10. A method for doping a semiconductor material as set forth in claim 1, wherein the step of directing the thermal energy beam onto the second surface of the semiconductor material includes the step of directing a 532 nm wavelength thermal energy beam onto the second surface of the semiconductor material to pass through the semiconductor material and impinge upon the dopant precursor to dope the semiconductor material thereby.

11. A method for doping a semiconductor material as set forth in claim 1, wherein the step of directing the thermal energy beam onto the second surface of the semiconductor material includes the step of directing a laser beam onto the second surface of the semiconductor material to pass through the semiconductor material and impinge upon the dopant precursor to dope the semiconductor material thereby.

12. A method for doping a semiconductor material as set forth in claim 1, wherein the step of directing the thermal energy beam onto the second surface of the semiconductor material includes the step of directing a high density plasma arc lamp onto the second surface of the semiconductor material to pass through the semiconductor material and impinge upon the dopant precursor to dope the semiconductor material thereby.

13. A method for doping a semiconductor material as set forth in claim 1, wherein the step of directing the thermal energy beam onto the second surface of the semiconductor material includes focusing the thermal energy beam onto an interface of the dopant precursor and the first surface of the semiconductor material.

14. A method for doping a semiconductor material comprising the steps of: providing a semiconductor material on a substrate;applying a dopant precursor on the semiconductor material at a pressure of at least 500 psi; and;directing a thermal energy beam to pass through the substrate and the semiconductor material to impinge upon the dopant precursor to dope the semiconductor material thereby.

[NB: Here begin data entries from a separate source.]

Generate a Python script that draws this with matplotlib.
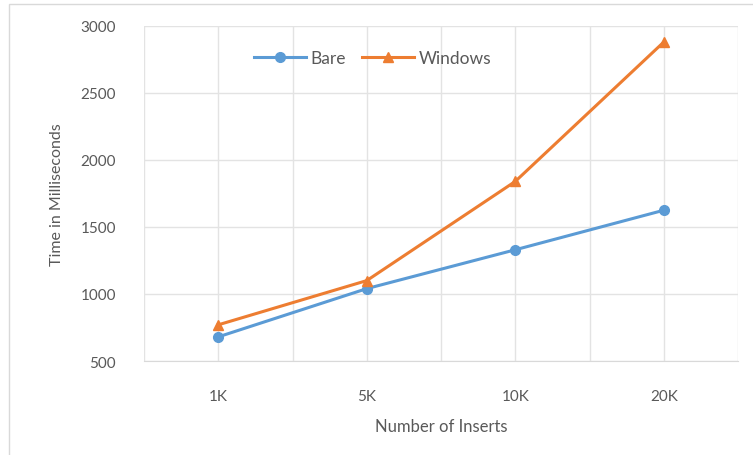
import numpy as np
import matplotlib.pyplot as plt
from matplotlib.patches import Rectangle

plt.rcParams['font.family'] = ['Lato', 'DejaVu Sans']

# data
categories = ['1K', '5K', '10K', '20K']
bare = [680, 1040, 1330, 1625]
windows = [770, 1100, 1840, 2880]

y_ticks = [500, 1000, 1500, 2000, 2500, 3000]

text_col = '#595959'
grid_col = '#E3E3E3'

fig = plt.figure(figsize=(7.53, 4.56), dpi=100)

# outer chart border (cropped on the right/bottom)
fig.patches.append(Rectangle((9 / 753, -0.1), 1.2, 1 - 5 / 456 + 0.1,
                             transform=fig.transFigure, fill=False,
                             edgecolor='#D9D9D9', linewidth=1.0))

ax = fig.add_axes([144 / 753, 1 - 362 / 456, (738 - 144) / 753, (362 - 27) / 456])

x = np.arange(len(categories))
ax.plot(x, bare, color='#5B9BD5', linewidth=2.2, marker='o', markersize=7,
        label='Bare', zorder=3)
ax.plot(x, windows, color='#ED7D31', linewidth=2.2, marker='^', markersize=7,
        label='Windows', zorder=3)

ax.set_xlim(-0.5, len(categories) - 0.5)
ax.set_ylim(500, 3000)
ax.set_yticks(y_ticks)
ax.set_xticks(x)
ax.set_xticklabels(categories)

# vertical gridlines at categories and between them
for gx in np.arange(-0.5, len(categories), 0.5):
    ax.axvline(gx, color=grid_col, linewidth=1, zorder=0)
for gy in y_ticks:
    ax.axhline(gy, color=grid_col, linewidth=1, zorder=0)

for s in ['top', 'right', 'left']:
    ax.spines[s].set_visible(False)
ax.spines['bottom'].set_color('#D9D9D9')

ax.tick_params(axis='both', length=0, labelsize=11, colors=text_col)
ax.tick_params(axis='x', pad=20)
ax.tick_params(axis='y', pad=20)

ax.set_xlabel('Number of Inserts', fontsize=12, color=text_col, labelpad=11)
ax.set_ylabel('Time in Milliseconds', fontsize=11.5, color=text_col, labelpad=12)

ax.legend(loc='upper center', bbox_to_anchor=(0.385, 0.975), ncol=2, frameon=False,
          fontsize=12.5, labelcolor=text_col, handlelength=3.0, handletextpad=0.25,
          columnspacing=0.9)

fig.savefig('out.png', dpi=100)
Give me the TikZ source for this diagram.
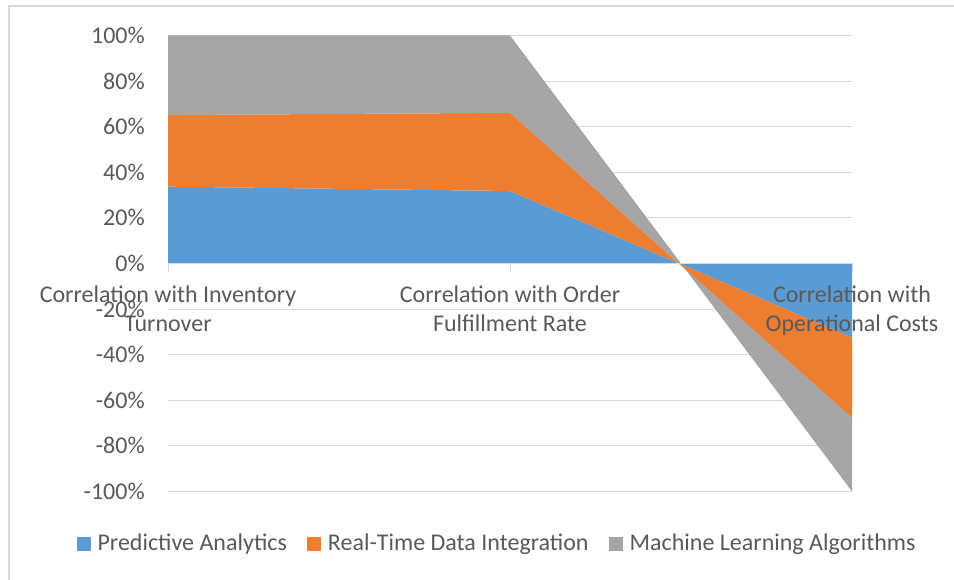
\documentclass[tikz,border=0pt]{standalone}
\usepackage{fontspec}
\setmainfont{Carlito}
\usetikzlibrary{positioning}
\definecolor{predblue}{HTML}{5B9BD5}
\definecolor{rtorange}{HTML}{ED7D31}
\definecolor{mlgray}{HTML}{A5A5A5}
\definecolor{gridgray}{HTML}{D9D9D9}
\definecolor{labelgray}{HTML}{595959}

\begin{document}
\begin{tikzpicture}[x=0.75pt, y=-0.75pt, font=\fontsize{18}{21.75}\selectfont, text=labelgray,
  legendsq/.style={minimum size=10.5pt, inner sep=0pt},
  legendtxt/.style={inner sep=0pt, anchor=west},
  catlabel/.style={align=center, inner sep=0pt, anchor=north},
  ticklabel/.style={anchor=east, inner sep=0pt}]
\useasboundingbox (0,0) rectangle (954,580);
% chart frame
\draw[gridgray, line width=1.5pt] (8.5,700) -- (8.5,6.5) -- (1000,6.5);
% plot area: x in px, y in percent
\begin{scope}[shift={(0,263.5)}, y=1.71pt]
% gridlines and value labels
\foreach \v [count=\i] in {-100,-80,...,100} {
  \draw[gridgray, line width=0.75pt] (168,\v) -- (852,\v);
  \node[ticklabel] (val\i) at (145,\v) {\v\%};
}
% stacked areas
\fill[predblue] (168,0) -- (168,33.7) -- (510,31.8) -- (852,-32.5) -- (852,0) -- cycle;
\fill[rtorange] (168,33.7) -- (168,65.1) -- (510,66.1) -- (852,-67.8) -- (852,-32.5) -- (510,31.8) -- cycle;
\fill[mlgray] (168,65.1) -- (168,100) -- (510,100) -- (852,-100) -- (852,-67.8) -- (510,66.1) -- cycle;
% category axis
\draw[gridgray, line width=0.75pt] (168,0) -- (852,0);
\foreach \x in {168,510,852} \draw[gridgray, line width=0.75pt] (\x,0) -- (\x,-3.8);
\end{scope}
% category labels
\node[catlabel] (cat1) at (168,286) {Correlation with Inventory\\Turnover};
\node[catlabel] (cat2) at (510,286) {Correlation with Order\\Fulfillment Rate};
\node[catlabel] (cat3) at (852,286) {Correlation with\\Operational Costs};
% legend
\node[legendsq, fill=predblue] (sq1) at (84,544) {};
\node[legendtxt, right=4.5pt of sq1] (leg1) {Predictive Analytics};
\node[legendsq, fill=rtorange, right=15pt of leg1] (sq2) {};
\node[legendtxt, right=4.5pt of sq2] (leg2) {Real-Time Data Integration};
\node[legendsq, fill=mlgray, right=15pt of leg2] (sq3) {};
\node[legendtxt, right=4.5pt of sq3] (leg3) {Machine Learning Algorithms};
\end{tikzpicture}
\end{document}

15. A method for doping a semiconductor material as set forth in claim 13, wherein the step of providing a semiconductor material on a substrate includes providing a semiconductor material on a substrate selected from the group consisting of Al2O3 and SiO2.

16. A method for doping a semiconductor material as set forth in claim 13, wherein the step of applying a dopant precursor includes applying a gas dopant precursor or vapor dopant precursor on the semiconductor material.

17. A method for doping a semiconductor material as set forth in claim 13, wherein the step of applying a dopant precursor includes applying an inert gas or inert vapor precursor on the semiconductor material.

18. A method for doping a semiconductor material comprising the steps of: providing a semiconductor material having a first and a second surface;applying a dopant precursor to the first surface of the semiconductor material;directing a first thermal energy beam onto the second surface of the semiconductor material to pass through the semiconductor material and impinge upon the dopant precursor to dope the semiconductor material thereby; anddirecting a second thermal energy beam onto the first surface of the semiconductor material to impinge upon the dopant precursor to dope the semiconductor material.